Intrepid Sea, Air & Space Museum
Address Pier 86, 12th Ave. & 46th Street, New York, NY
Web http://intrepidmuseum.org/
Admission Fees See Purchase Tickets
Time Required 3-5 hours
Photography No tripods or monopods, no other restrictions. Indoor exhibition lighting is good, but the Shuttle Hangar is very dark.
Nearest Airport All New York airports JFK EWR LGA

Travel

The Intrepid is right in New York City. Usually I’d fly there. This time I had flown from Dayton to Philadelphia, as going to NYC was an ad-hoc decision, and took the Amtrak Acela Express train from Philadelpia’s 30th Street Station to New York Penn Station. Getting to the Philadelphia Amtrak Station from the airport is easy on a commuter train that leaves PHL every half hour. The Acela Express train is a comfortable ride, but it doesn’t reach European standards. For both trains its advisable to carry only light luggage.

In NYC, I stayed at the Westin New York Grand Central, which is just one block west of my home of two years (in 1995/96) at 5 Tudor City Place and also close to a friend’s apartment building. The Westin is a good hotel, but loses points for charging for WiFi. That’s outdated policy. WiFi is like water.
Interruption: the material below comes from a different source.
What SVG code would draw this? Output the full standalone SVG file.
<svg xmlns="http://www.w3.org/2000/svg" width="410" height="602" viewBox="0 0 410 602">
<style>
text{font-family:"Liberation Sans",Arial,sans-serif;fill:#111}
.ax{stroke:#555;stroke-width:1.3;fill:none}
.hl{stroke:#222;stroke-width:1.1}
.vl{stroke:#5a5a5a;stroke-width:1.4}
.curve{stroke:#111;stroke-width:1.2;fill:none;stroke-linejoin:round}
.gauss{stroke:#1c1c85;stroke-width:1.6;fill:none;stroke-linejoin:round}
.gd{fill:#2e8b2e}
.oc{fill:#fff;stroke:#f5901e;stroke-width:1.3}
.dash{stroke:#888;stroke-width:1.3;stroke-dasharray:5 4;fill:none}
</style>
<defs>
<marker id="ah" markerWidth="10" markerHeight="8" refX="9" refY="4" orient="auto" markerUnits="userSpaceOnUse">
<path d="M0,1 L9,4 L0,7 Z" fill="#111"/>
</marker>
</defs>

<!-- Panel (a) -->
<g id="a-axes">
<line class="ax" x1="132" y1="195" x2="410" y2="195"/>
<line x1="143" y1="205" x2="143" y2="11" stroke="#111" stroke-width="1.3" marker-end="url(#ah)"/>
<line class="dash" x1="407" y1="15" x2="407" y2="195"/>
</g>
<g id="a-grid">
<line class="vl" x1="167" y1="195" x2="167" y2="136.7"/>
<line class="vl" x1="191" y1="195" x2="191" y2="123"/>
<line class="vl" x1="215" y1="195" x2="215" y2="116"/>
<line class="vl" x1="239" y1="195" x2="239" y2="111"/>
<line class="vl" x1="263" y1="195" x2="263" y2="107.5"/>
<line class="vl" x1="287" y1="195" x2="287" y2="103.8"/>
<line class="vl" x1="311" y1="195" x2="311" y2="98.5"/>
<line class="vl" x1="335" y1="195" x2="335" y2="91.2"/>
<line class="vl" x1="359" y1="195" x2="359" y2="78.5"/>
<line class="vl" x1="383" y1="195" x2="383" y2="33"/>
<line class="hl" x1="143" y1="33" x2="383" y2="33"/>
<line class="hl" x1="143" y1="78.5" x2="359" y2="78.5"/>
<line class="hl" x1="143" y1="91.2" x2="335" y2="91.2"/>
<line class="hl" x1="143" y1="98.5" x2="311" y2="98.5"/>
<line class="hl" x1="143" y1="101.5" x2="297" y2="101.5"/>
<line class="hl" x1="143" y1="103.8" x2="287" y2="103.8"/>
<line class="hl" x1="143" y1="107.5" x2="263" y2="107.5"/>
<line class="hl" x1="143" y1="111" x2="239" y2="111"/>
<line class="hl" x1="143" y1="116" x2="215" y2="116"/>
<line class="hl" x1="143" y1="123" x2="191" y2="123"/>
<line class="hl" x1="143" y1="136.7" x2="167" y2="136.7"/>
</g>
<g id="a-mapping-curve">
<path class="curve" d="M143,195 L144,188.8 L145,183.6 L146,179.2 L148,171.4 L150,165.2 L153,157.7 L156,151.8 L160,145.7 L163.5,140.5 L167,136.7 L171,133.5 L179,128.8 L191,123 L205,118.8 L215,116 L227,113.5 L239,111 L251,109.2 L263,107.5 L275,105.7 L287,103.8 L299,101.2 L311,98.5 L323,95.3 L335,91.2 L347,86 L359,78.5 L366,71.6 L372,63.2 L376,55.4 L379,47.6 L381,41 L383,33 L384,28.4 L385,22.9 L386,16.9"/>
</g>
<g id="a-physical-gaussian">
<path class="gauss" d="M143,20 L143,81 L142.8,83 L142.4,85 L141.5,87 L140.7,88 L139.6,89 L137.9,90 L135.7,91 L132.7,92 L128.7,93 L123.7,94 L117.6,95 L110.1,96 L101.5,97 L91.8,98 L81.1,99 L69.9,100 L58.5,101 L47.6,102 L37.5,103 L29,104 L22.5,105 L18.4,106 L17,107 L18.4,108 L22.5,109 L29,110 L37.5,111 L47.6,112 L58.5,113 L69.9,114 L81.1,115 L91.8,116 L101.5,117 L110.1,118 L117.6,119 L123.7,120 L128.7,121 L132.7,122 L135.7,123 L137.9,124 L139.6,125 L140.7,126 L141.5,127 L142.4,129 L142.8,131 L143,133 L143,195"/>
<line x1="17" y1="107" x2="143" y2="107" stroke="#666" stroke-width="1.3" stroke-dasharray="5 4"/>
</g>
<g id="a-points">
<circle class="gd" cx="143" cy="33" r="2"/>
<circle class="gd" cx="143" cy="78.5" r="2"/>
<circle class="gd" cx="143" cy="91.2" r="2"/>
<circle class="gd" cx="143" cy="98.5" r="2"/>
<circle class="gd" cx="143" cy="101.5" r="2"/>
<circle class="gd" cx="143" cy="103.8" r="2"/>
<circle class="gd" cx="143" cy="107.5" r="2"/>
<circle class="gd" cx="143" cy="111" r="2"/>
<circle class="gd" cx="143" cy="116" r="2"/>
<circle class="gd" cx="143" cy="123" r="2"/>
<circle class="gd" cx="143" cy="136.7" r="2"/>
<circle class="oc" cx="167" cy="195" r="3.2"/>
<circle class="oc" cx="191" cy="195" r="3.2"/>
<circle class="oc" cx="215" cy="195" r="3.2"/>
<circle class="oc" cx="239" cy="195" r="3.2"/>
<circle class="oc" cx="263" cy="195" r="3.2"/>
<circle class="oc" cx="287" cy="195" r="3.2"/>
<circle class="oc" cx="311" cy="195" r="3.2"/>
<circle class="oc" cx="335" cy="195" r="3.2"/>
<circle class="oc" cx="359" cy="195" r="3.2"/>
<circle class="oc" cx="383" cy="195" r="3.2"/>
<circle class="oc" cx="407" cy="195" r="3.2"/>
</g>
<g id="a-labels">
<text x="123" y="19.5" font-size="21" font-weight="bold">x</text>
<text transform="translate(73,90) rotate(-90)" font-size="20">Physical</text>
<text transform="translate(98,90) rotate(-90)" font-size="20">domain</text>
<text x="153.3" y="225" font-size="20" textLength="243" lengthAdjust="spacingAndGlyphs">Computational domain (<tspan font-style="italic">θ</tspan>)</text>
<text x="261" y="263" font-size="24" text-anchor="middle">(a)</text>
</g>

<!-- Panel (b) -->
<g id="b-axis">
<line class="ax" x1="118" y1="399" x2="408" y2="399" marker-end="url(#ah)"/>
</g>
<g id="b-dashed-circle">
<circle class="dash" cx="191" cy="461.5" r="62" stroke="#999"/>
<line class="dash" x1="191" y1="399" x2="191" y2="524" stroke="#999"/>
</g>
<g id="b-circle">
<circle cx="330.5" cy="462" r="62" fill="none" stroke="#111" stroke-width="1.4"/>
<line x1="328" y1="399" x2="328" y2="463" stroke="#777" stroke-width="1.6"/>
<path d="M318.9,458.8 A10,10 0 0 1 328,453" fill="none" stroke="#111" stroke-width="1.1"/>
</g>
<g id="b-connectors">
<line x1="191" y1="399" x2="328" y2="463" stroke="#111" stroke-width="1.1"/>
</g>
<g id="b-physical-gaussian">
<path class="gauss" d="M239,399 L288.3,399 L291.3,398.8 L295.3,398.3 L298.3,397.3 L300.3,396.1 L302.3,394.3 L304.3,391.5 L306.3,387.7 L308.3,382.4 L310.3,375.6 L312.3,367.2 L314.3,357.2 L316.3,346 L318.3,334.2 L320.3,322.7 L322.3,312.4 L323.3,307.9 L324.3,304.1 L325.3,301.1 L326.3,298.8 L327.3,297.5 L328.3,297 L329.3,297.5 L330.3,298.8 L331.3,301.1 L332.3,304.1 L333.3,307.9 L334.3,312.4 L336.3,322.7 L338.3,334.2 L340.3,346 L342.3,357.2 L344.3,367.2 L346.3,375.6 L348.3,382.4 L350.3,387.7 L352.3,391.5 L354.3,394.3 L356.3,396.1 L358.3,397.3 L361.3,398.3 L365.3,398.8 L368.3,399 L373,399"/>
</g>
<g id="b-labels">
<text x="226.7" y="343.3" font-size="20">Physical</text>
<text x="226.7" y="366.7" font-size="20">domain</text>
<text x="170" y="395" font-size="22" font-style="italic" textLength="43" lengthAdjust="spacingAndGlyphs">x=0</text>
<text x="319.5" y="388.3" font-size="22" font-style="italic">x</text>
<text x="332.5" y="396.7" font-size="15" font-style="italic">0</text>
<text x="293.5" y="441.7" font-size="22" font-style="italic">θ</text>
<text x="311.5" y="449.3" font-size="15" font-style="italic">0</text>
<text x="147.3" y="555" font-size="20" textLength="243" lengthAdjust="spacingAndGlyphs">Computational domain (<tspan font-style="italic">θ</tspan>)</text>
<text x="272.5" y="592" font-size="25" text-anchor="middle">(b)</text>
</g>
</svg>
The way you get around in NYC is to take public transport. Taxis and Ubers and Lyfts are merely an expensive way to sit around in traffic congestion. Staying at the Westin on 42 St, it’s a single bus ride across town on M42 to get to the Intrepid Museum.

The Museum

Growler

The Intrepid museum attracts over a million visitors a year and is a very busy place in summer. The exhibition space on the Intrepid includes the ship’s flight deck, the hangar deck, and below the hangar deck you can tour the ship’s crew mess hall, the pilot briefing rooms, and other function areas of the ship.
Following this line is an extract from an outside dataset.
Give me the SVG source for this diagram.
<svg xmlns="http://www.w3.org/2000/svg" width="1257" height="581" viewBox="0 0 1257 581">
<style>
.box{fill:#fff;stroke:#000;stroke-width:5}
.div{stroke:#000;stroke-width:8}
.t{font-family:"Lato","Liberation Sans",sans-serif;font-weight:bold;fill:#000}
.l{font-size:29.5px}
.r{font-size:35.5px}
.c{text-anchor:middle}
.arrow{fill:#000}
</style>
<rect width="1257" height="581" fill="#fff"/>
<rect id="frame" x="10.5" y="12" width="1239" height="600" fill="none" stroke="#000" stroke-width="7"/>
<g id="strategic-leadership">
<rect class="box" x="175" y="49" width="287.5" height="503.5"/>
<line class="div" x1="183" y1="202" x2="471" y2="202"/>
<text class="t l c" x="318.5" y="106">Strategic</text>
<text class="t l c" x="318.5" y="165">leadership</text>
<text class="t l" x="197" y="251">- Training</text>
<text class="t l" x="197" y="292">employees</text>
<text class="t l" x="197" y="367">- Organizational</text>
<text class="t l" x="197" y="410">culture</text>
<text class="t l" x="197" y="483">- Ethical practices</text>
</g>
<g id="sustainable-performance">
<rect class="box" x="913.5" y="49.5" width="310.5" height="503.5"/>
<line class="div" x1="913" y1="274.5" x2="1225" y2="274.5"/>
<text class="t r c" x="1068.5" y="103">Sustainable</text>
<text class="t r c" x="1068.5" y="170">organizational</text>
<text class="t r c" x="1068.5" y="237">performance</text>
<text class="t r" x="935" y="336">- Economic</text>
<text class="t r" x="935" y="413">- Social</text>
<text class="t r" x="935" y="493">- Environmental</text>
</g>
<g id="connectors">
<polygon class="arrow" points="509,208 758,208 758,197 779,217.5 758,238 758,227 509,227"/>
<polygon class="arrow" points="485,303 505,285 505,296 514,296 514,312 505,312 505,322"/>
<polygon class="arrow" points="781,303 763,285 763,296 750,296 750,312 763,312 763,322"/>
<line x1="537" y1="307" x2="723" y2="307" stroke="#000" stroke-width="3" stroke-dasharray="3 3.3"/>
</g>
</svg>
Further exhibits are on and by the pier. Docked on the other pier side is USS Growler (SSG-577), one of the earliest submarines in the Cold War U.S. Navy fleet carrying nuclear-tipped Regulus cruise missiles. The Growler is open for tours.

Concorde

The far end of the pier is where the BAC/Aerospatiale Concorde G-BOAD has found her permanent resting place on the Hudson river. There are chairs and tables under her wings and fuselage inviting you to take a break. She should still be flying; she’s an umbrella instead.

A-12

On the flight deck you can find one of Lockheed Shunk Works’ famous “Blackbirds”. The Intrepid’s Blackbird is an A-12, which was the first series of these Mach 3.2+ reconnaissance aircraft; designed for, ordered by, and operated by the CIA.

The A-12 evolved into a high-speed interceptor prototype YF-12, a drone-carrier aricraft M-21, and into the famous U.S. Air Force reconnaissance aircraft type SR-71. The A-12 is said to be the fastest of all these types, even though the official world records are all held by SR-71s.

Shuttle

The star of the Intrepid collection is the U.S. Space Shuttle program’s atmospheric test vehicle, the Shuttle Orbiter “Enterprise”. This orbiter was used to test the flight characteristics of the orbiter on return from space; it never flew into space. It was on exhibit at the Smithsonian Air and Space Museum until the shuttle fleet was retired and then awarded to the Intrepid museum. It sits in a climate-controlled (and very dark) hangar-structure at the end of Intrepid’s flight deck. The museum charges an extra fee to see the Enterprise.